Chapter 16. Security for virtualization

When deploying virtualization technologies on your corporate infrastructure, you must ensure that the host cannot be compromised. The host is a Red Hat Enterprise Linux system that manages the system, devices, memory and networks as well as all virtualized guests. If the host is insecure, all guests in the system are vulnerable. There are several ways to enhance security on systems using virtualization. You or your organization should create a Deployment Plan containing the operating specifications and specifies which services are needed on your virtualized guests and host servers as well as what support is required for these services. Here are a few security issues to consider while developing a deployment plan:
  • Run only necessary services on hosts. The fewer processes and services running on the host, the higher the level of security and performance.
  • Enable SELinux on the hypervisor. Read Section 16.2, “SELinux and virtualization” for more information on using SELinux and virtualization.
  • Use a firewall to restrict traffic to the host. You can setup a firewall with default-reject rules that will help secure the host from attacks. It is also important to limit network-facing services.
  • Do not allow normal users to access the host. The host is privileged, and granting access to unprivileged accounts may compromise the level of security.
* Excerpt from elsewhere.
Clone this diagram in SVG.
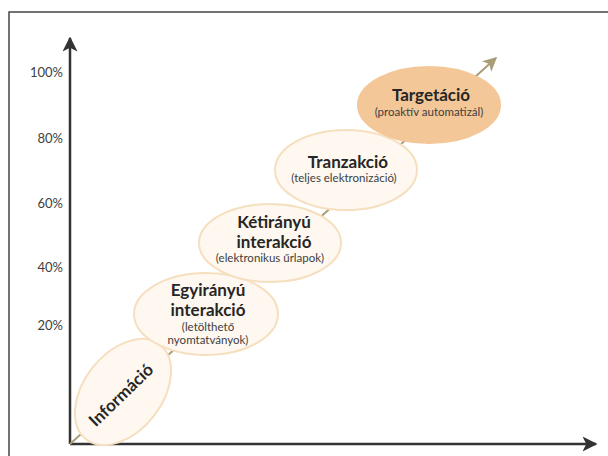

16.1. Storage security issues

Administrators of virtualized guests can change the partitions the host boots in certain circumstances. To prevent this administrators should follow these recommendations:
The host should not use disk labels to identify file systems in the fstab file, the initrd file or used by the kernel command line. If less privileged users, especially virtualized guests, have write access to whole partitions or LVM volumes.
Guests should not be given write access to whole disks or block devices (for example, /dev/sdb). Use partitions (for example, /dev/sdb1) or LVM volumes.